Plumtree rooting for Lions

2011-04-16 00:00

IT IS a long shot — considering recent history and form — but John Plumtree is hoping that his good mate John Mitchell, now the Lions coach, can do the Sharks a favour by plotting the Stormers’ downfall in the Super Rugby derby at Ellis Park this evening.

Plumtree and his Sharks, on their weekend bye, will be feet-up and earning four log points while watching the Stormers and Lions trade bruises in Johannesburg today.

This will take them to 29 points and tied with the Stormers at the top of the South African conference if the Cape Town franchise fail to win at Ellis Park.

Of course that would be a major upset. The teams are at opposite ends of the table with the Stormers having lost just once this season, while the Lions have only one win in eight games.

Plumtree has ruffled some feathers in Cape Town and Pretoria for daring to admit that he was supporting Antipodean opponents when they played against the Stormers and Bulls last weekend.

The South African teams were beaten and provided the Sharks with a hefty boost on the log.

“I certainly don’t like it and it feels uncomfortable, cheering for teams from New Zealand and Australia when they are playing South Africans. I never ever thought I would ever support the Crusaders, but I’m afraid that’s the nature of this competition and when you have teams in the three conferences competing against each other,” said Plumtree.

“But if we want to challenge for the title, we can’t rely on other teams. We need to control our own destiny,” he added.

Plumtree said the Crusaders remain the benchmark for the chasing pack.

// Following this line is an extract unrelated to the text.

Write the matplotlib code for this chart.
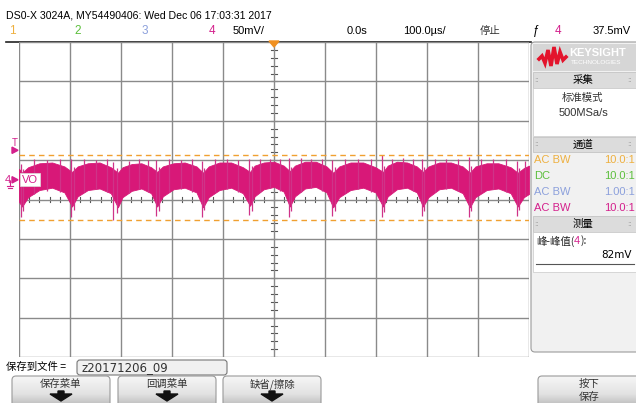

“That’s going to be the challenge, to get into a position to have a real crack at the end of the competition,” he said.

Both Plumtree and captain John Smit emphasised the need to keep improving.

“If you want to win the competition, you need to keep lifting your performances and that’s the message I’m throwing at the players all the time. If we are to kick on and do some damage in this tournament, there is work to do in some areas,” he added.

The Sharks coach said that he has been encouraged by the players’ defence.

“The Lions didn’t look like scoring any tries against us and we conceded only one against the Stormers. We changed our defence pattern a bit and that has helped us a lot,” he said.

Smit said the players had been “angered” by their loss to the Stormers and they had lifted their performance against the Lions.

“It is a good time for a week’s break and it will do us the world of good, but there is some work to do if we want to be contenders. We’ve got to get accurate from launch, we need to clean up a few small details and improve every week. I think freshening up for a week will help that,” Smit said.

Lions coach Mitchell agreed that the Sharks would have to lift the quality of their rugby to challenge for the title.

“The crucial factor is to get into the right position on the log. From there, the competition will be won by the toughest team mentally. Everyone can beat anyone on their day, but the tougher teams can go up a gear when they need to,” said Mitchell.

“I know Plum well enough, and I think you’ll see improvement in the Sharks side,” he added.

The Sharks will return from their bye in pole position if the Lions somehow pull off an Ellis Park upset. They would have the advantage of playing all their remaining games in South Africa while the Capetonians still have to tour down under for four games.

But the Stormers, with their strong Springbok presence and an a stingy defence, will be strong favourites to win at Ellis Park tonight and this will leave the Sharks having to win at Newlands in a fortnight if they are draw level.

Willem Alberts, Bismarck du Plessis, Alistair Hargeaves and Keegan Daniel have been impressive all season, but a number of other Sharks have started to make an impact. JP Pietersen was a powerful, threatening presence on the wing against the Lions and there were suggestions that Adi Jacobs, with the backing of Peter de Villiers and the incentive of a World Cup spot — is regaining his touch.